I just got a bike with one of these, and, going from deraillers to this, I keep wanting to pedal while shifting. Have seen different opinions on whether it's ok or not. Does anyone have the correct answer?


----------



## blakcloud (Apr 13, 2006)

I really don't think there is a definitive answer or an official Shimano statement but you could go to the IGH forum over on the sister site:

http://forums.mtbr.com/internal-gear-hubs/

One thread that I was following there was this one.
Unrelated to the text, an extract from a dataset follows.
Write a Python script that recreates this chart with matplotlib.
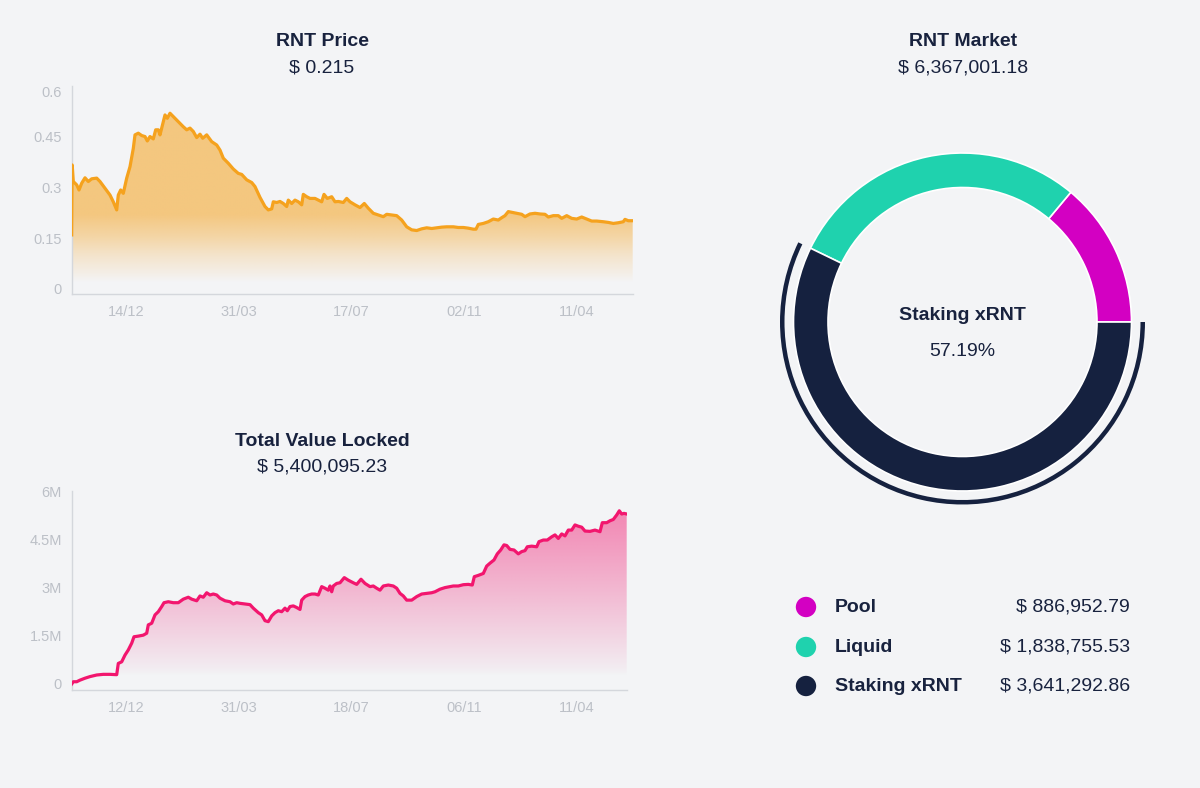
import numpy as np
import matplotlib
matplotlib.use("Agg")
import matplotlib.pyplot as plt
from matplotlib.patches import Polygon, Wedge

plt.rcParams['font.family'] = ['Liberation Sans', 'DejaVu Sans']

# ---------------- data ----------------
price_title = "RNT Price"
price_value_text = "$ 0.215"
tvl_title = "Total Value Locked"
tvl_value_text = "$ 5,400,095.23"
market_title = "RNT Market"

# (day index, price)
price_points = [
    (0, 0.160), (0.5, 0.367), (1.6, 0.318), (5, 0.308), (7.3, 0.293), (10, 0.313), (13.3, 0.329),
    (16.6, 0.318), (20, 0.326), (25, 0.328), (28.3, 0.318), (33.3, 0.298), (38.3, 0.278),
    (41.6, 0.258), (45, 0.234), (46.6, 0.278), (49, 0.293), (51.6, 0.283), (55, 0.328),
    (58.3, 0.362), (61.6, 0.416), (63.3, 0.456), (66.6, 0.461), (70, 0.454), (73.3, 0.451),
    (75.6, 0.438), (78.3, 0.451), (81.6, 0.444), (84, 0.471), (86.6, 0.471), (88.3, 0.456),
    (90, 0.476), (93.3, 0.515), (95.6, 0.505), (98.3, 0.520), (101.6, 0.510), (106.6, 0.495),
    (111.6, 0.480), (115, 0.471), (118.3, 0.476), (121.6, 0.466), (125, 0.448), (128.3, 0.458),
    (131, 0.446), (135, 0.456), (140, 0.436), (145, 0.426), (148.3, 0.411), (151.6, 0.387),
    (156.6, 0.372), (161.6, 0.355), (166.6, 0.342), (170, 0.339), (175, 0.323), (180, 0.315),
    (183.3, 0.303), (188.3, 0.271), (193.3, 0.244), (196.6, 0.234), (200, 0.237), (201.6, 0.258),
    (205, 0.256), (208.3, 0.259), (211.6, 0.253), (215, 0.244), (216.6, 0.263), (220, 0.253),
    (223.3, 0.263), (226.6, 0.258), (230, 0.249), (231.6, 0.280), (235, 0.273), (238.3, 0.268),
    (243.3, 0.268), (246.6, 0.263), (250, 0.258), (252.3, 0.280), (255.6, 0.268), (260, 0.273),
    (263.3, 0.258), (266.6, 0.259), (271.6, 0.256), (275, 0.268), (278.3, 0.258), (283.3, 0.249),
    (288.3, 0.241), (292.6, 0.253), (296.6, 0.239), (301.6, 0.224), (306.6, 0.219), (311.6, 0.214),
    (315, 0.221), (320, 0.219), (325, 0.217), (330, 0.204), (335, 0.184), (340, 0.175),
    (345, 0.173), (350, 0.178), (355, 0.181), (360, 0.179), (365, 0.181), (370, 0.183),
    (375, 0.184), (381.6, 0.184), (386.6, 0.182), (391.6, 0.182), (396.6, 0.180), (401.6, 0.177),
    (404.3, 0.177), (406.6, 0.191), (411.6, 0.194), (416.6, 0.199), (421.6, 0.207), (426.6, 0.204),
    (430, 0.211), (433.3, 0.217), (436.6, 0.229), (440, 0.227), (445, 0.224), (450, 0.221),
    (453.3, 0.214), (458.3, 0.222), (463.3, 0.224), (468.3, 0.222), (473.3, 0.221), (476.6, 0.213),
    (481.6, 0.217), (486.6, 0.217), (490, 0.209), (495, 0.217), (500, 0.209), (505, 0.207),
    (510, 0.213), (515, 0.207), (520, 0.201), (525, 0.201), (531.6, 0.199), (536.6, 0.197),
    (541.6, 0.194), (546.6, 0.196), (551.6, 0.199), (553.3, 0.206), (556.6, 0.202), (561, 0.202),
]

# (day index, TVL in millions of $)
tvl_points = [
    (0, 0.0), (1.6, 0.07), (5, 0.07), (8.3, 0.12), (13.3, 0.18), (18.3, 0.23), (25, 0.28),
    (31.6, 0.30), (38.3, 0.30), (45, 0.29), (46.6, 0.64), (50, 0.69), (53.3, 0.90), (56.6, 1.06),
    (60, 1.27), (62.3, 1.47), (66.6, 1.49), (71.6, 1.52), (75, 1.58), (76.6, 1.84), (80, 1.89),
    (83.3, 2.15), (86.6, 2.25), (90, 2.41), (92.3, 2.53), (96.6, 2.56), (101.6, 2.53),
    (106.6, 2.53), (111.6, 2.64), (116.6, 2.70), (120, 2.64), (125, 2.59), (128.3, 2.74),
    (131.6, 2.70), (135, 2.84), (138.3, 2.77), (141.6, 2.80), (145, 2.77), (148.3, 2.67),
    (153.3, 2.59), (158.3, 2.56), (161.6, 2.49), (165, 2.53), (168.3, 2.51), (173.3, 2.49),
    (178.3, 2.47), (181.6, 2.36), (186.6, 2.22), (190, 2.15), (193.3, 1.97), (196.6, 1.94),
    (200, 2.12), (203.3, 2.22), (206.6, 2.28), (210, 2.25), (213.3, 2.36), (215.6, 2.28),
    (218.3, 2.41), (221.6, 2.43), (225, 2.38), (228.3, 2.32), (230, 2.61), (233.3, 2.72),
    (236.6, 2.77), (240, 2.80), (243.3, 2.80), (246.6, 2.77), (250, 3.03), (253.3, 2.98),
    (256.6, 2.92), (258.3, 3.05), (260, 2.87), (261.6, 3.05), (265, 3.13), (268.3, 3.15),
    (272.6, 3.31), (276.6, 3.23), (281.6, 3.15), (285, 3.10), (289.3, 3.26), (293.3, 3.13),
    (298.3, 3.03), (301.6, 3.05), (305, 2.98), (308.3, 2.92), (311.6, 3.05), (316.6, 3.08),
    (321.6, 3.05), (325, 2.98), (328.3, 2.82), (331.6, 2.74), (335, 2.61), (340, 2.61),
    (345, 2.72), (350, 2.80), (355, 2.82), (360, 2.84), (363.3, 2.87), (368.3, 2.95),
    (373.3, 3.00), (378.3, 3.03), (381.6, 3.05), (386.6, 3.05), (391.6, 3.09), (396.6, 3.10),
    (400.6, 3.08), (402.6, 3.34), (406.6, 3.38), (411.6, 3.44), (415, 3.67), (418.3, 3.76),
    (422.3, 3.86), (425.6, 4.05), (429, 4.17), (432.3, 4.33), (435, 4.31), (438.3, 4.19),
    (442.3, 4.17), (446.6, 4.05), (450, 4.12), (453.3, 4.15), (455.6, 4.27), (460, 4.29),
    (465, 4.27), (467.3, 4.43), (471.6, 4.48), (475.6, 4.48), (480, 4.58), (483.3, 4.64),
    (486.6, 4.53), (490, 4.67), (493.3, 4.61), (496.6, 4.79), (500, 4.79), (503.3, 4.95),
    (506.6, 4.91), (510, 4.88), (513.3, 4.76), (518.3, 4.75), (523.3, 4.79), (528.3, 4.74),
    (530.6, 5.02), (535, 5.02), (538.3, 5.08), (541.6, 5.12), (545, 5.26), (547.6, 5.39),
    (550, 5.29), (552.3, 5.31), (555, 5.29),
]

tick_days = [54, 167, 280, 392, 505]
price_xlabels = ['14/12', '31/03', '17/07', '02/11', '11/04']
tvl_xlabels = ['12/12', '31/03', '18/07', '06/11', '11/04']
price_yticks = [0, 0.15, 0.3, 0.45, 0.6]
price_ylabels = ['0', '0.15', '0.3', '0.45', '0.6']
tvl_yticks = [0, 1.5, 3, 4.5, 6]
tvl_ylabels = ['0', '1.5M', '3M', '4.5M', '6M']

market_labels = ['Pool', 'Liquid', 'Staking xRNT']
market_values = [886952.79, 1838755.53, 3641292.86]
market_colors = ['#D300C2', '#1FD2AE', '#15213F']
highlight_index = 2

# ---------------- style ----------------
BG = '#F3F4F6'
DARK = '#18223E'
TICK = '#BCC0C7'
SPINE = '#D4D7DC'
ORANGE = '#F5A21E'
PINK = '#F2166E'

W, H = 1200, 788
fig = plt.figure(figsize=(W / 100, H / 100), dpi=100, facecolor=BG)


def fx(x):
    return x / W


def fy(y):
    return 1 - y / H


def gradient_fill(ax, xs, ys, base, top, rgb, alpha_x, alpha_y):
    verts = [(xs[0], base)] + list(zip(xs, ys)) + [(xs[-1], base)]
    poly = Polygon(verts, closed=True, facecolor='none', edgecolor='none')
    ax.add_patch(poly)
    n = 400
    levels = np.linspace(base, top, n)
    img = np.zeros((n, 2, 4))
    img[:, :, 0] = rgb[0]
    img[:, :, 1] = rgb[1]
    img[:, :, 2] = rgb[2]
    img[:, :, 3] = np.interp(levels, alpha_x, alpha_y)[:, None]
    im = ax.imshow(img, aspect='auto', origin='lower',
                   extent=[xs[0], xs[-1], base, top], zorder=1, interpolation='bilinear')
    im.set_clip_path(poly)


def style_axis(ax):
    ax.set_facecolor('none')
    for s in ['top', 'right']:
        ax.spines[s].set_visible(False)
    for s in ['left', 'bottom']:
        ax.spines[s].set_color(SPINE)
        ax.spines[s].set_linewidth(1)
    ax.tick_params(axis='both', length=0, labelcolor=TICK, labelsize=10.5)
    ax.tick_params(axis='y', pad=7)
    ax.tick_params(axis='x', pad=8)


# ---------------- price chart ----------------
p_lo, p_hi = -0.0148, 0.6
ax1 = fig.add_axes([fx(71.7), fy(294), fx(632.7) - fx(71.7), fy(86.2) - fy(294)])
px = [p[0] for p in price_points]
py = [p[1] for p in price_points]
gradient_fill(ax1, px, py, p_lo, p_hi, (245 / 255, 162 / 255, 30 / 255),
              [p_lo, 0.02, 0.05, 0.10, 0.15, 0.22, 0.6],
              [0.0, 0.0, 0.08, 0.2, 0.36, 0.55, 0.55])
ax1.plot(px, py, color=ORANGE, lw=2.3, zorder=3, solid_joinstyle='round')
ax1.set_xlim(px[0], px[-1])
ax1.set_ylim(p_lo, p_hi)
ax1.set_xticks(tick_days, price_xlabels)
ax1.set_yticks(price_yticks, price_ylabels)
style_axis(ax1)
ax1.get_yticklabels()[-1].set_va('top')

# ---------------- TVL chart ----------------
t_lo, t_hi = -0.187, 6.0
ax2 = fig.add_axes([fx(71.7), fy(690), fx(626.7) - fx(71.7), fy(491.2) - fy(690)])
tx = [p[0] for p in tvl_points]
ty = [p[1] for p in tvl_points]
gradient_fill(ax2, tx, ty, t_lo, t_hi, (242 / 255, 22 / 255, 110 / 255),
              [t_lo, 0.25, 0.5, 1.5, 3.0, 5.0, 6.0],
              [0.0, 0.0, 0.04, 0.14, 0.28, 0.46, 0.52])
ax2.plot(tx, ty, color=PINK, lw=2.3, zorder=3, solid_joinstyle='round')
ax2.set_xlim(tx[0], tx[-1])
ax2.set_ylim(t_lo, t_hi)
ax2.set_xticks(tick_days, tvl_xlabels)
ax2.set_yticks(tvl_yticks, tvl_ylabels)
style_axis(ax2)

# ---------------- titles ----------------
total = sum(market_values)
fig.text(fx(322), fy(42), price_title, ha='center', va='center', fontsize=14, fontweight='bold', color=DARK)
fig.text(fx(322), fy(68), price_value_text, ha='center', va='center', fontsize=14, color=DARK)
fig.text(fx(322), fy(442), tvl_title, ha='center', va='center', fontsize=14, fontweight='bold', color=DARK)
fig.text(fx(322), fy(467), tvl_value_text, ha='center', va='center', fontsize=14, color=DARK)
fig.text(fx(963), fy(42), market_title, ha='center', va='center', fontsize=14, fontweight='bold', color=DARK)
fig.text(fx(963), fy(68), f"$ {total:,.2f}", ha='center', va='center', fontsize=14, color=DARK)

# ---------------- donut ----------------
cxp, cyp, half = 962.5, 322, 210
ax3 = fig.add_axes([fx(cxp - half), fy(cyp + half), 2 * half / W, 2 * half / H])
ax3.pie(market_values, colors=market_colors, startangle=0, counterclock=True,
        radius=169, wedgeprops=dict(width=34.5, edgecolor='white', linewidth=1.2))
start_hl = 360 * sum(market_values[:highlight_index]) / total
end_hl = 360 * sum(market_values[:highlight_index + 1]) / total
ax3.add_patch(Wedge((0, 0), 182.5, start_hl, end_hl, width=4.5,
                    facecolor=market_colors[highlight_index], edgecolor='none'))
ax3.set_xlim(-half, half)
ax3.set_ylim(-half, half)
ax3.set_aspect('equal')
ax3.axis('off')
ax3.text(0, 7, market_labels[highlight_index], ha='center', va='center',
         fontsize=14, fontweight='bold', color=DARK)
ax3.text(0, -30, f"{100 * market_values[highlight_index] / total:.2f}%", ha='center', va='center',
         fontsize=14, color=DARK)

# ---------------- legend ----------------
ax4 = fig.add_axes([fx(760), fy(720), fx(1180) - fx(760), fy(580) - fy(720)])
ax4.set_xlim(760, 1180)
ax4.set_ylim(720, 580)
ax4.axis('off')
row_y = [607, 647, 686]
for lab, val, col, yy in zip(market_labels, market_values, market_colors, row_y):
    ax4.scatter([806], [yy], s=215, color=col, edgecolors='none')
    ax4.text(835, yy, lab, ha='left', va='center', fontsize=14, fontweight='bold', color=DARK)
    ax4.text(1130, yy, f"$ {val:,.2f}", ha='right', va='center', fontsize=14, color=DARK)

fig.savefig('out.png', dpi=100, facecolor=BG)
http://forums.mtbr.com/internal-gear-hubs/alfine-11-snuff-pics-696480-2.html#post8386269

There is a guy named aaronsbicyclerepair who posted and also has a shop the repairs IGH. Though they are not talking about your exact questions it does address the limitations of the hub. After reading the thread, and Aaron's advice, I would shift while pedaling but only under easy load. You might have a different opinion after reading that thread.


----------



## redliner (Oct 21, 2004)

Thanks for the links, I've never looked at the mountain bike forum. Alot of good information there. I think I'll just get in the habit of coasting while shifting. This is my first experience with an IGH. Just got it on a civia bryant I picked up this week. Won't be doing any off road with it. ...Well, maybe some dirt roads. I only have about 100 miles on it so far. I asked the guy at the shop about shifting under load & he said it was ok to do, but in trying it, a couple of times it didn't sound too good. Hope it holds up well, they don't give that stuff away!


----------



## 93561rider (Dec 6, 2007)

I have quite a few miles on an Alfine and it shifts well under light load and while not pedaling at all.

Also, keeping it adjusted makes a big difference in shift quality.


----------



## majura (Apr 21, 2007)

I have a nexus hub on my commuter - around 2 years use. I shift the same way I would when on my road bike: ease up on the pressure you're putting on the pedals. I've also rarely done it pedalling hard, much like on a normal derrailleur system it just clunks into gear.


----------